#### Your objective
Quote the data exactly, first line to the line containing "const L = 0.4, M", with no pictures.

═══ Information supplied

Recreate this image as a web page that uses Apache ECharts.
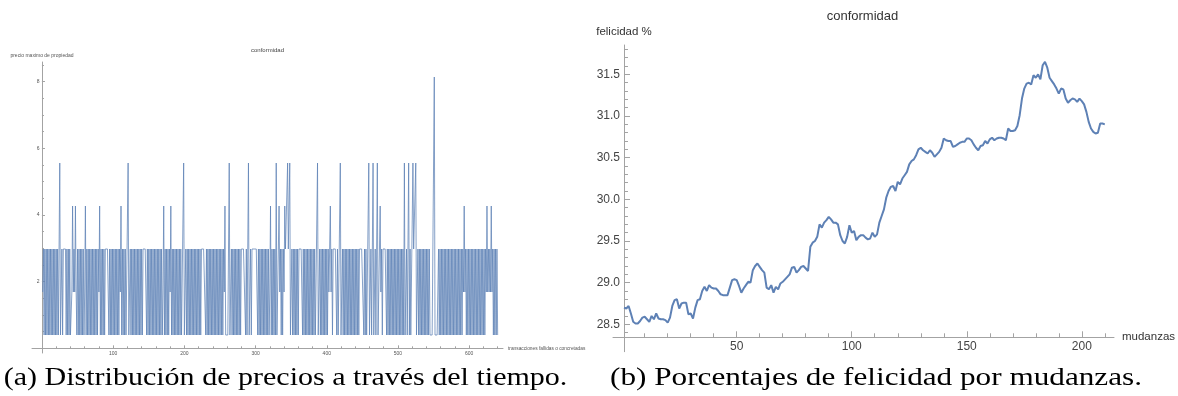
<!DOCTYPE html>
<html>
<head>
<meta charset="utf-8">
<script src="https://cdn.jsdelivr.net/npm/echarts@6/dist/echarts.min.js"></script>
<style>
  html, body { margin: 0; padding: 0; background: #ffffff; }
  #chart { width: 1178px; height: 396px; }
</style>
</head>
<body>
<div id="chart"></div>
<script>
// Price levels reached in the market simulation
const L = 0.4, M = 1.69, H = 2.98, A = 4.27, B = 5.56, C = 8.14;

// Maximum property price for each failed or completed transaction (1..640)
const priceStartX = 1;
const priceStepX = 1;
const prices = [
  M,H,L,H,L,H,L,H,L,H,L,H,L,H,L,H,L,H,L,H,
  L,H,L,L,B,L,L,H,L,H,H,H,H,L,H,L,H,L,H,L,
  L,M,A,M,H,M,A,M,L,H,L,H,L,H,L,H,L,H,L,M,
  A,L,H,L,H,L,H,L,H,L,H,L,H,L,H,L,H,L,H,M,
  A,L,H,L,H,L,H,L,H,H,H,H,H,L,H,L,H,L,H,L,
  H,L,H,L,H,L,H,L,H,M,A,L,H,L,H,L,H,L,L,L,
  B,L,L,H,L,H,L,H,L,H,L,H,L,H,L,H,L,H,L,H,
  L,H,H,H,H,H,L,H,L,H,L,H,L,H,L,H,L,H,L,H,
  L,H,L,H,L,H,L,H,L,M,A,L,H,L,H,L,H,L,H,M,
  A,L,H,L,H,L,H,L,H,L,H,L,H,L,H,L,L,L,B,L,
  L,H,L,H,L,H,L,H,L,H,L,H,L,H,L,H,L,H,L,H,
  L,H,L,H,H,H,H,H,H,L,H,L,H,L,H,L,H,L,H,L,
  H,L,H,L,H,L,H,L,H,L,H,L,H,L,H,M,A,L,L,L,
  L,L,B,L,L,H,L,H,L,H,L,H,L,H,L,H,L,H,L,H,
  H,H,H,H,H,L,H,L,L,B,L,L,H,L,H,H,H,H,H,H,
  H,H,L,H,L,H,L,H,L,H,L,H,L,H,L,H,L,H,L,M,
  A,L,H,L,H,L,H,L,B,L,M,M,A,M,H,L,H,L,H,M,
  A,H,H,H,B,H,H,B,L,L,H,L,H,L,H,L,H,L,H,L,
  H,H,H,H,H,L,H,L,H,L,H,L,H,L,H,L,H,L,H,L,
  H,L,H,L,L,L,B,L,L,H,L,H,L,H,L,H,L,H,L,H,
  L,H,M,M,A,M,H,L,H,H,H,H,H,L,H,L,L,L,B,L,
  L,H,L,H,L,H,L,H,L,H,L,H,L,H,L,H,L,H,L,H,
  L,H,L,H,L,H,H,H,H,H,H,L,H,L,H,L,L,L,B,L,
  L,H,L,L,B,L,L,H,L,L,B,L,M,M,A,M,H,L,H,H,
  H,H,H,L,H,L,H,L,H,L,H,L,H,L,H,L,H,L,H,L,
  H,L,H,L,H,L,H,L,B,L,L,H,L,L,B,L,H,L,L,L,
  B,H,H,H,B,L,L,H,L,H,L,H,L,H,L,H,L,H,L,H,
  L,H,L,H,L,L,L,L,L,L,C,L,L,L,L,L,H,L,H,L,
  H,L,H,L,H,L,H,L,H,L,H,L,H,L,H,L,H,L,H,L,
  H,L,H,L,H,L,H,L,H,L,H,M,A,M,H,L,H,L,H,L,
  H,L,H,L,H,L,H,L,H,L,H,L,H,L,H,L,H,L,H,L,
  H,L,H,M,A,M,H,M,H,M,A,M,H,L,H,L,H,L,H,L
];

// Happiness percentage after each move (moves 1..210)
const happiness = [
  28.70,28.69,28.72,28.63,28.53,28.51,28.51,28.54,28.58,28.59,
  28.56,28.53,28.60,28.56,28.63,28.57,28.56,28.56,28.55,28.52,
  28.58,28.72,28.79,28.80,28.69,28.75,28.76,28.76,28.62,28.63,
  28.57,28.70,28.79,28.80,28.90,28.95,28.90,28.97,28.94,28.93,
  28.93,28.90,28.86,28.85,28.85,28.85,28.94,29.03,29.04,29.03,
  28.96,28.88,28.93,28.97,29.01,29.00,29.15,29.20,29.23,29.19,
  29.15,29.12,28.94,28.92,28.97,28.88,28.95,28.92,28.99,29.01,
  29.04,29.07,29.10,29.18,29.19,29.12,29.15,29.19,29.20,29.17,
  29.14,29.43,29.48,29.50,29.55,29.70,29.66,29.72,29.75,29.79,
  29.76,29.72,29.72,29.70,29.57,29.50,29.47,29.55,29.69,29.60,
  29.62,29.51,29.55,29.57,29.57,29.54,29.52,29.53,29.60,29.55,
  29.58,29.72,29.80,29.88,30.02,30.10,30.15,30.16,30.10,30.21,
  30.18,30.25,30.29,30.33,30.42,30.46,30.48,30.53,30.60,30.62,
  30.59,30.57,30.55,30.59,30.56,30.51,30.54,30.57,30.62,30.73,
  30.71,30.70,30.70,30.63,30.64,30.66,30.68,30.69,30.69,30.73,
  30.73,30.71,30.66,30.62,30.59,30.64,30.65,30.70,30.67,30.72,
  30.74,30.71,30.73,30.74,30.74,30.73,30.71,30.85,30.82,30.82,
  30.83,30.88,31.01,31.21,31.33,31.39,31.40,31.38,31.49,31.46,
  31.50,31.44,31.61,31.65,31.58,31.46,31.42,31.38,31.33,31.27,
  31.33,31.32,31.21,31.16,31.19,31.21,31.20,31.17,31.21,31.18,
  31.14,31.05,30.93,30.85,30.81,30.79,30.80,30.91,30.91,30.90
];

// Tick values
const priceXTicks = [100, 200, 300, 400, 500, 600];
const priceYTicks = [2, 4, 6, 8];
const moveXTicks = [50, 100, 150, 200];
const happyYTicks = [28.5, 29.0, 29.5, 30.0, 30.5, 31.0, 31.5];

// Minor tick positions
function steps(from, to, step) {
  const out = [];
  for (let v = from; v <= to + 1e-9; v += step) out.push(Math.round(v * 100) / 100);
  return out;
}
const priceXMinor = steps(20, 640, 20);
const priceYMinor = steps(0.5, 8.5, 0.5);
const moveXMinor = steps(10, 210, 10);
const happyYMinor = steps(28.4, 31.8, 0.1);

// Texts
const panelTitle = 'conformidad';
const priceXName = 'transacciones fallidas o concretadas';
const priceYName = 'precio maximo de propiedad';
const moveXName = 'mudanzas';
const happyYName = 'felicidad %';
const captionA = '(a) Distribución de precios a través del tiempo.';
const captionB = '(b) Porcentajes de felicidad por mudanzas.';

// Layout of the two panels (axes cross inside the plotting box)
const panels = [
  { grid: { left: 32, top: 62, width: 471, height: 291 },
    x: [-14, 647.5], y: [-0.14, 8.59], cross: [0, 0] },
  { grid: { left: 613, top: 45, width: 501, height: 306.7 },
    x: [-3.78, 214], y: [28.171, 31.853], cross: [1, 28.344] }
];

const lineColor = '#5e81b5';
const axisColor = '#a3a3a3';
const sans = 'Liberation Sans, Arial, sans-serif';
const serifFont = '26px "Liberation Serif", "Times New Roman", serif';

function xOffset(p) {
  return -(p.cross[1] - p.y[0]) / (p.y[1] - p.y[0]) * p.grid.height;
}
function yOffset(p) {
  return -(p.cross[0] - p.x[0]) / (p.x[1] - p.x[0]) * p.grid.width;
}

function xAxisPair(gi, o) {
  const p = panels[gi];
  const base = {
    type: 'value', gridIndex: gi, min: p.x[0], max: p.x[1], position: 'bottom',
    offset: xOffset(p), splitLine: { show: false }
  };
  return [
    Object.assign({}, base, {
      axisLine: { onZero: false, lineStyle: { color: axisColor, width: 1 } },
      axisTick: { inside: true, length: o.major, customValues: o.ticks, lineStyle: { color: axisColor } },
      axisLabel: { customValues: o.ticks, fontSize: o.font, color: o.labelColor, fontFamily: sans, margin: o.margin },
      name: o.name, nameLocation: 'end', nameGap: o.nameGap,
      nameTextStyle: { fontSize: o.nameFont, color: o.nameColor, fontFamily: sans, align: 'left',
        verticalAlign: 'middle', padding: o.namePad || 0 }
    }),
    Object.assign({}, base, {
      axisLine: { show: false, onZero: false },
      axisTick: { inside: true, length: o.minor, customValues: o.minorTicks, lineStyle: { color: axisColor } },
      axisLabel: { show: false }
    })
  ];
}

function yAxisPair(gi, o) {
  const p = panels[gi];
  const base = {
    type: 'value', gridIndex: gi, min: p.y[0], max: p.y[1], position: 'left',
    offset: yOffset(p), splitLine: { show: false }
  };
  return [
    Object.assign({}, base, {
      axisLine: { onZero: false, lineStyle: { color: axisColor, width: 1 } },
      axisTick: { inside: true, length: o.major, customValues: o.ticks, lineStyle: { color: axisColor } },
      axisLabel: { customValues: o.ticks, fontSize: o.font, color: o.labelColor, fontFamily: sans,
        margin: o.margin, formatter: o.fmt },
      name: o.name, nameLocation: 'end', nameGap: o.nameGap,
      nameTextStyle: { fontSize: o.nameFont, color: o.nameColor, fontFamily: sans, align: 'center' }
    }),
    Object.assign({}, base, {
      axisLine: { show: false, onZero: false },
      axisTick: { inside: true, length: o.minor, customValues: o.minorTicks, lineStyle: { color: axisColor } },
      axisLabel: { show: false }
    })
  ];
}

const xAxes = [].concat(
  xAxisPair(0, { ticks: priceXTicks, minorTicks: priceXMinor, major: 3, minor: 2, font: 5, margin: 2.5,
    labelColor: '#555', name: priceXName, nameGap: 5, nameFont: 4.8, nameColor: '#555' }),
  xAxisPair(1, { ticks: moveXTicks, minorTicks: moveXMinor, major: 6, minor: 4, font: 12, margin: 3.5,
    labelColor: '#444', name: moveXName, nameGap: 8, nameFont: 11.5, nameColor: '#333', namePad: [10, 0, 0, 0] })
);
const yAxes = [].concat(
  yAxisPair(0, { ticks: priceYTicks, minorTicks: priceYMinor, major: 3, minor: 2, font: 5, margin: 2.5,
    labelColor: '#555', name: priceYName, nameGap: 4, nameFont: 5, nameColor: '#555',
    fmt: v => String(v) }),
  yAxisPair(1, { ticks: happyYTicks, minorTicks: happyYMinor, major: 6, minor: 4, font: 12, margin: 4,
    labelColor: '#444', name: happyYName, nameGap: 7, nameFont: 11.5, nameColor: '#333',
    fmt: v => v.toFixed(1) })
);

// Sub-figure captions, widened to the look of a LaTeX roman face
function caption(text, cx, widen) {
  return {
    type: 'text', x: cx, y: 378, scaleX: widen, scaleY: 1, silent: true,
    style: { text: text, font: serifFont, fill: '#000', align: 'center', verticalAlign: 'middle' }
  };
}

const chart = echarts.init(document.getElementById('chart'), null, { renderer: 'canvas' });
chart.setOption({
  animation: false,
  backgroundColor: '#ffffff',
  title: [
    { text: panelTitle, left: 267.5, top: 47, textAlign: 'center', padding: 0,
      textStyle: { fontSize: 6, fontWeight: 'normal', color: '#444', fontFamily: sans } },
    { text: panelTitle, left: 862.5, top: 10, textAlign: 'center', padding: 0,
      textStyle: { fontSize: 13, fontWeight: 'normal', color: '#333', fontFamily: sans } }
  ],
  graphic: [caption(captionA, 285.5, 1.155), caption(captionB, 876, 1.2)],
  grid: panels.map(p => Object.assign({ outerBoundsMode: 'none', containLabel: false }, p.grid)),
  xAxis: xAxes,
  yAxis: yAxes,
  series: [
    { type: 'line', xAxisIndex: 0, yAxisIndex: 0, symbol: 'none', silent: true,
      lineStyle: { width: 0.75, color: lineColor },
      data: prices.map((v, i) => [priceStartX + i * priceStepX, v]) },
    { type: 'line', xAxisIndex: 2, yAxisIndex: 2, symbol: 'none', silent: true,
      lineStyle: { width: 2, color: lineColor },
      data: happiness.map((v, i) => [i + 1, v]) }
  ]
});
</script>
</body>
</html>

══════

#### Solution below
Recreate this image as a web page that uses Apache ECharts.
<!DOCTYPE html>
<html>
<head>
<meta charset="utf-8">
<script src="https://cdn.jsdelivr.net/npm/echarts@6/dist/echarts.min.js"></script>
<style>
  html, body { margin: 0; padding: 0; background: #ffffff; }
  #chart { width: 1178px; height: 396px; }
</style>
</head>
<body>
<div id="chart"></div>
<script>
// Price levels reached in the market simulation
const L = 0.4, M = 1.69, H = 2.98, A = 4.27, B = 5.56, C = 8.14;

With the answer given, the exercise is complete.